## [Task description]
Reproduce each line of the material exactly, minus any picture.

◇ ◇ ◇ ◇ ◇

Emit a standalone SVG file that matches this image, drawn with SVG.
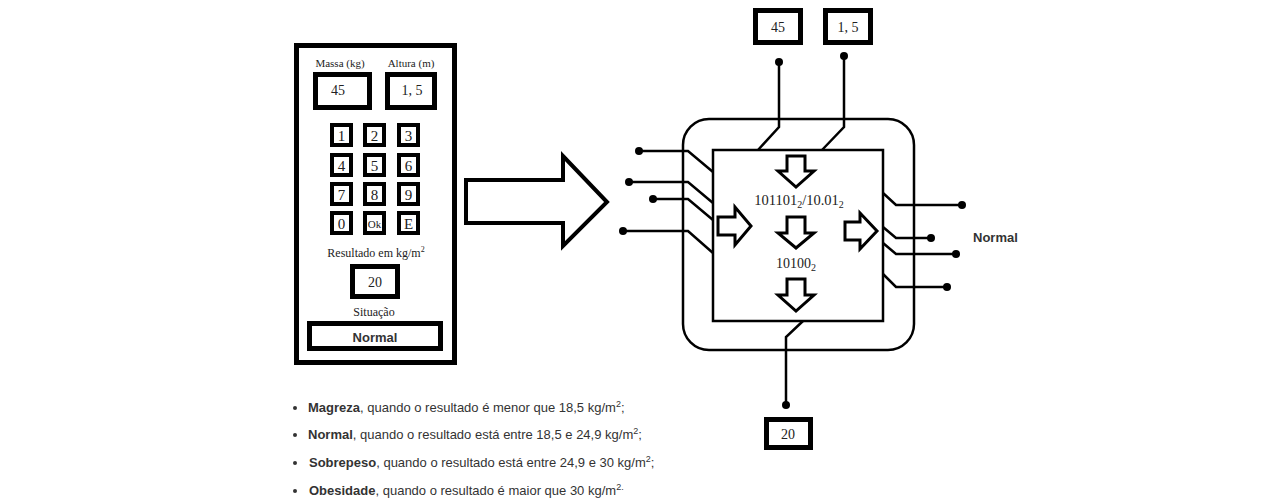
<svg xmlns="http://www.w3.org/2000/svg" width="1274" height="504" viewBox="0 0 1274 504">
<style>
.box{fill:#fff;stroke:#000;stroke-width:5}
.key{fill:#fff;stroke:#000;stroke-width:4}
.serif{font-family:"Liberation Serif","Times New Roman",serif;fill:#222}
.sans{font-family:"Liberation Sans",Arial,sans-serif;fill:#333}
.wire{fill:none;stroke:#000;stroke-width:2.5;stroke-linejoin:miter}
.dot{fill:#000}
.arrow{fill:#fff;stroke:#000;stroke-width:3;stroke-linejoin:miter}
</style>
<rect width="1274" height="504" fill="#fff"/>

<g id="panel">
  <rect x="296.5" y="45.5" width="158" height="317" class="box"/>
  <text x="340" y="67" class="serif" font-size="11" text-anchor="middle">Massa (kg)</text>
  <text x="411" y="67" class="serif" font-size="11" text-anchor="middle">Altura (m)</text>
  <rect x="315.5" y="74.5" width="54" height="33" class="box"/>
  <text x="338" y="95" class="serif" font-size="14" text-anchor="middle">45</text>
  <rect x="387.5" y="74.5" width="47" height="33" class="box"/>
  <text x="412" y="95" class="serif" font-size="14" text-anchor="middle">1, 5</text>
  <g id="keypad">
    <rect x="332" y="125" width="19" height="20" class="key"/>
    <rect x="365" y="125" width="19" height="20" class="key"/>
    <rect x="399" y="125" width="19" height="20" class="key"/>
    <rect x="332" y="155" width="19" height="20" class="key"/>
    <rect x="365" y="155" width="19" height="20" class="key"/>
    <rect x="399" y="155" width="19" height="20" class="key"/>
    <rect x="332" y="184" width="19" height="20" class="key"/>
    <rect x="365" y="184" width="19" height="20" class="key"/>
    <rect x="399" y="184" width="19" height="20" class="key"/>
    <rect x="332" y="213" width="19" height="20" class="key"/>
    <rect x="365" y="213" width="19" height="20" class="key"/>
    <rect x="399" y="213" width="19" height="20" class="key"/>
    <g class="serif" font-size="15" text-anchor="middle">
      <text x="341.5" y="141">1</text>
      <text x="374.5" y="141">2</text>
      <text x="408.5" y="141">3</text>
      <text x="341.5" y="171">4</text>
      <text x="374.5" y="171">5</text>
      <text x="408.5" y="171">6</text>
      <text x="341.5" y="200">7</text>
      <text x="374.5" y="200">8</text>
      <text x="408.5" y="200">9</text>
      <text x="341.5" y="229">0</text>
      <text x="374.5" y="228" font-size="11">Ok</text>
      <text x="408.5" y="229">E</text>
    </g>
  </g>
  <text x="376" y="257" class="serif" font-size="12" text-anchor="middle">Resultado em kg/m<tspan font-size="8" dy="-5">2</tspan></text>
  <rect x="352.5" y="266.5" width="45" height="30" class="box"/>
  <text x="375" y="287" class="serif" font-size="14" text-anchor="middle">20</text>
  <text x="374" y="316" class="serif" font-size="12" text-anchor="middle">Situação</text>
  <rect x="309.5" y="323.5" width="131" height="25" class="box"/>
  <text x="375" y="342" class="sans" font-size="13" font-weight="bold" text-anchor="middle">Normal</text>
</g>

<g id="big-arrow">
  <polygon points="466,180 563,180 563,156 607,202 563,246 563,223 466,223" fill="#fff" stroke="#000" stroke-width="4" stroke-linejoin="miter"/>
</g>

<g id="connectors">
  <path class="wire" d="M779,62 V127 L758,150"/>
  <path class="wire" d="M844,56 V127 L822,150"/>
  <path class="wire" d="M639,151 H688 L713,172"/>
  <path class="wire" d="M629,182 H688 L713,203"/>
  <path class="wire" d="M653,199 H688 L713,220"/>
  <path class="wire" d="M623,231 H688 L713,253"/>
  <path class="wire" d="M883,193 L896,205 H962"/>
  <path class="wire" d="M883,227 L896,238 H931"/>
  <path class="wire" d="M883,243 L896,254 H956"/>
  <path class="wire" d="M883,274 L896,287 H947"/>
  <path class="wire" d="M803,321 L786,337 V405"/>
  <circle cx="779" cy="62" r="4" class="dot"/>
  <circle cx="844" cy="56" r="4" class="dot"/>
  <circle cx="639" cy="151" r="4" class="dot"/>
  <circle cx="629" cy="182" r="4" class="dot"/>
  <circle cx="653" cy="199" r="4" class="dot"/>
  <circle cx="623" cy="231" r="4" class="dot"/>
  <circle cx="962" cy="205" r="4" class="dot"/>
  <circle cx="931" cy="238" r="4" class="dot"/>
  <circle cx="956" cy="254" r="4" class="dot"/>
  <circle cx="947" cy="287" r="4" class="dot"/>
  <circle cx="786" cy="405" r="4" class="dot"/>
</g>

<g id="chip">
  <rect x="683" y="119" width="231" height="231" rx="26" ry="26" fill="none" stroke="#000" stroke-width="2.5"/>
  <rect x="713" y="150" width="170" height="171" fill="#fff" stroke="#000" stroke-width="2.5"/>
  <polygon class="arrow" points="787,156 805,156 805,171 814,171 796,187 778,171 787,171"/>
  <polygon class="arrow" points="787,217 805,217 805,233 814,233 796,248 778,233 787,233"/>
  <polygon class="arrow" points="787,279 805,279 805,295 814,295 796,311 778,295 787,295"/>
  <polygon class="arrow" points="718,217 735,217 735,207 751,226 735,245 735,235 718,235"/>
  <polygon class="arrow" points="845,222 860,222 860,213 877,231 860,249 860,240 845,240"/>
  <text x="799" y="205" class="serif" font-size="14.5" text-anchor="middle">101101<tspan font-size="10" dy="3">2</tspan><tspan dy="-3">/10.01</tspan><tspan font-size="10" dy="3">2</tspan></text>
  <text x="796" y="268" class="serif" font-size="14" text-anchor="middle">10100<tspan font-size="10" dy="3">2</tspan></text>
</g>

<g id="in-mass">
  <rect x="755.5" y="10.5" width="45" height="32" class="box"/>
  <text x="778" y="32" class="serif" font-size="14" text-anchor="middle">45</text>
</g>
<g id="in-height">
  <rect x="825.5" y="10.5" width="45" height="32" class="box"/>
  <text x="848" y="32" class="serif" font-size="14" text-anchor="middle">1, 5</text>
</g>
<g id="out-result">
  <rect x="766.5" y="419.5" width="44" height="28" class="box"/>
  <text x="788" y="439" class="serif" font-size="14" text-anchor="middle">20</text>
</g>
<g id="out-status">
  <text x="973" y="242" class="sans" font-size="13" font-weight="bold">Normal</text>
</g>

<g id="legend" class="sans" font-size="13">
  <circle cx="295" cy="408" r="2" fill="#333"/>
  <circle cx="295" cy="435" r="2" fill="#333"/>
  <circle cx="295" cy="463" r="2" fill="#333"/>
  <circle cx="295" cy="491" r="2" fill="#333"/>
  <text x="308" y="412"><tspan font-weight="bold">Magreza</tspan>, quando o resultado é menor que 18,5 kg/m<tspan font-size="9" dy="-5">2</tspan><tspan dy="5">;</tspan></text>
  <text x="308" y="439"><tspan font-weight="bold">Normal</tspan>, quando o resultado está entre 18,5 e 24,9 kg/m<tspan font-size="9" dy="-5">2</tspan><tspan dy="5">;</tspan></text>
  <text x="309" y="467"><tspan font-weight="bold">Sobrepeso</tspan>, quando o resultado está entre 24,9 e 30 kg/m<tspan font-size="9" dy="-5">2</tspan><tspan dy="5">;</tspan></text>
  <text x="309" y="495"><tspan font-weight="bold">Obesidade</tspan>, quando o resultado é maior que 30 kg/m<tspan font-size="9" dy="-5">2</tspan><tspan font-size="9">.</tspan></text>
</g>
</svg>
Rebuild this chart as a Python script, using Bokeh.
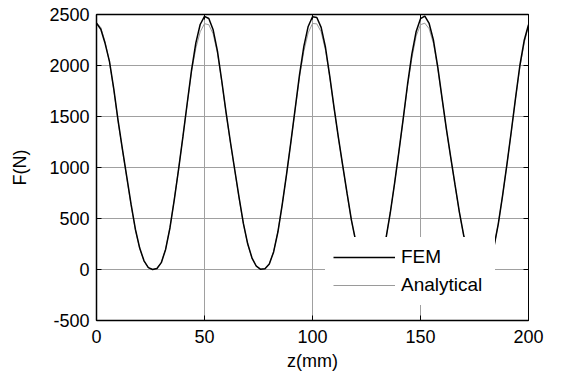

◇ ◇ ◇ ◇ ◇

## [Output of the task]
Emit a standalone SVG file that matches this image, drawn with SVG.
<svg xmlns="http://www.w3.org/2000/svg" width="1274" height="504" viewBox="0 0 1274 504">
<style>
.box{fill:#fff;stroke:#000;stroke-width:5}
.key{fill:#fff;stroke:#000;stroke-width:4}
.serif{font-family:"Liberation Serif","Times New Roman",serif;fill:#222}
.sans{font-family:"Liberation Sans",Arial,sans-serif;fill:#333}
.wire{fill:none;stroke:#000;stroke-width:2.5;stroke-linejoin:miter}
.dot{fill:#000}
.arrow{fill:#fff;stroke:#000;stroke-width:3;stroke-linejoin:miter}
</style>
<rect width="1274" height="504" fill="#fff"/>

<g id="panel">
  <rect x="296.5" y="45.5" width="158" height="317" class="box"/>
  <text x="340" y="67" class="serif" font-size="11" text-anchor="middle">Massa (kg)</text>
  <text x="411" y="67" class="serif" font-size="11" text-anchor="middle">Altura (m)</text>
  <rect x="315.5" y="74.5" width="54" height="33" class="box"/>
  <text x="338" y="95" class="serif" font-size="14" text-anchor="middle">45</text>
  <rect x="387.5" y="74.5" width="47" height="33" class="box"/>
  <text x="412" y="95" class="serif" font-size="14" text-anchor="middle">1, 5</text>
  <g id="keypad">
    <rect x="332" y="125" width="19" height="20" class="key"/>
    <rect x="365" y="125" width="19" height="20" class="key"/>
    <rect x="399" y="125" width="19" height="20" class="key"/>
    <rect x="332" y="155" width="19" height="20" class="key"/>
    <rect x="365" y="155" width="19" height="20" class="key"/>
    <rect x="399" y="155" width="19" height="20" class="key"/>
    <rect x="332" y="184" width="19" height="20" class="key"/>
    <rect x="365" y="184" width="19" height="20" class="key"/>
    <rect x="399" y="184" width="19" height="20" class="key"/>
    <rect x="332" y="213" width="19" height="20" class="key"/>
    <rect x="365" y="213" width="19" height="20" class="key"/>
    <rect x="399" y="213" width="19" height="20" class="key"/>
    <g class="serif" font-size="15" text-anchor="middle">
      <text x="341.5" y="141">1</text>
      <text x="374.5" y="141">2</text>
      <text x="408.5" y="141">3</text>
      <text x="341.5" y="171">4</text>
      <text x="374.5" y="171">5</text>
      <text x="408.5" y="171">6</text>
      <text x="341.5" y="200">7</text>
      <text x="374.5" y="200">8</text>
      <text x="408.5" y="200">9</text>
      <text x="341.5" y="229">0</text>
      <text x="374.5" y="228" font-size="11">Ok</text>
      <text x="408.5" y="229">E</text>
    </g>
  </g>
  <text x="376" y="257" class="serif" font-size="12" text-anchor="middle">Resultado em kg/m<tspan font-size="8" dy="-5">2</tspan></text>
  <rect x="352.5" y="266.5" width="45" height="30" class="box"/>
  <text x="375" y="287" class="serif" font-size="14" text-anchor="middle">20</text>
  <text x="374" y="316" class="serif" font-size="12" text-anchor="middle">Situação</text>
  <rect x="309.5" y="323.5" width="131" height="25" class="box"/>
  <text x="375" y="342" class="sans" font-size="13" font-weight="bold" text-anchor="middle">Normal</text>
</g>

<g id="big-arrow">
  <polygon points="466,180 563,180 563,156 607,202 563,246 563,223 466,223" fill="#fff" stroke="#000" stroke-width="4" stroke-linejoin="miter"/>
</g>

<g id="connectors">
  <path class="wire" d="M779,62 V127 L758,150"/>
  <path class="wire" d="M844,56 V127 L822,150"/>
  <path class="wire" d="M639,151 H688 L713,172"/>
  <path class="wire" d="M629,182 H688 L713,203"/>
  <path class="wire" d="M653,199 H688 L713,220"/>
  <path class="wire" d="M623,231 H688 L713,253"/>
  <path class="wire" d="M883,193 L896,205 H962"/>
  <path class="wire" d="M883,227 L896,238 H931"/>
  <path class="wire" d="M883,243 L896,254 H956"/>
  <path class="wire" d="M883,274 L896,287 H947"/>
  <path class="wire" d="M803,321 L786,337 V405"/>
  <circle cx="779" cy="62" r="4" class="dot"/>
  <circle cx="844" cy="56" r="4" class="dot"/>
  <circle cx="639" cy="151" r="4" class="dot"/>
  <circle cx="629" cy="182" r="4" class="dot"/>
  <circle cx="653" cy="199" r="4" class="dot"/>
  <circle cx="623" cy="231" r="4" class="dot"/>
  <circle cx="962" cy="205" r="4" class="dot"/>
  <circle cx="931" cy="238" r="4" class="dot"/>
  <circle cx="956" cy="254" r="4" class="dot"/>
  <circle cx="947" cy="287" r="4" class="dot"/>
  <circle cx="786" cy="405" r="4" class="dot"/>
</g>

<g id="chip">
  <rect x="683" y="119" width="231" height="231" rx="26" ry="26" fill="none" stroke="#000" stroke-width="2.5"/>
  <rect x="713" y="150" width="170" height="171" fill="#fff" stroke="#000" stroke-width="2.5"/>
  <polygon class="arrow" points="787,156 805,156 805,171 814,171 796,187 778,171 787,171"/>
  <polygon class="arrow" points="787,217 805,217 805,233 814,233 796,248 778,233 787,233"/>
  <polygon class="arrow" points="787,279 805,279 805,295 814,295 796,311 778,295 787,295"/>
  <polygon class="arrow" points="718,217 735,217 735,207 751,226 735,245 735,235 718,235"/>
  <polygon class="arrow" points="845,222 860,222 860,213 877,231 860,249 860,240 845,240"/>
  <text x="799" y="205" class="serif" font-size="14.5" text-anchor="middle">101101<tspan font-size="10" dy="3">2</tspan><tspan dy="-3">/10.01</tspan><tspan font-size="10" dy="3">2</tspan></text>
  <text x="796" y="268" class="serif" font-size="14" text-anchor="middle">10100<tspan font-size="10" dy="3">2</tspan></text>
</g>

<g id="in-mass">
  <rect x="755.5" y="10.5" width="45" height="32" class="box"/>
  <text x="778" y="32" class="serif" font-size="14" text-anchor="middle">45</text>
</g>
<g id="in-height">
  <rect x="825.5" y="10.5" width="45" height="32" class="box"/>
  <text x="848" y="32" class="serif" font-size="14" text-anchor="middle">1, 5</text>
</g>
<g id="out-result">
  <rect x="766.5" y="419.5" width="44" height="28" class="box"/>
  <text x="788" y="439" class="serif" font-size="14" text-anchor="middle">20</text>
</g>
<g id="out-status">
  <text x="973" y="242" class="sans" font-size="13" font-weight="bold">Normal</text>
</g>

<g id="legend" class="sans" font-size="13">
  <circle cx="295" cy="408" r="2" fill="#333"/>
  <circle cx="295" cy="435" r="2" fill="#333"/>
  <circle cx="295" cy="463" r="2" fill="#333"/>
  <circle cx="295" cy="491" r="2" fill="#333"/>
  <text x="308" y="412"><tspan font-weight="bold">Magreza</tspan>, quando o resultado é menor que 18,5 kg/m<tspan font-size="9" dy="-5">2</tspan><tspan dy="5">;</tspan></text>
  <text x="308" y="439"><tspan font-weight="bold">Normal</tspan>, quando o resultado está entre 18,5 e 24,9 kg/m<tspan font-size="9" dy="-5">2</tspan><tspan dy="5">;</tspan></text>
  <text x="309" y="467"><tspan font-weight="bold">Sobrepeso</tspan>, quando o resultado está entre 24,9 e 30 kg/m<tspan font-size="9" dy="-5">2</tspan><tspan dy="5">;</tspan></text>
  <text x="309" y="495"><tspan font-weight="bold">Obesidade</tspan>, quando o resultado é maior que 30 kg/m<tspan font-size="9" dy="-5">2</tspan><tspan font-size="9">.</tspan></text>
</g>
</svg>
Rebuild this chart as a Python script, using Bokeh.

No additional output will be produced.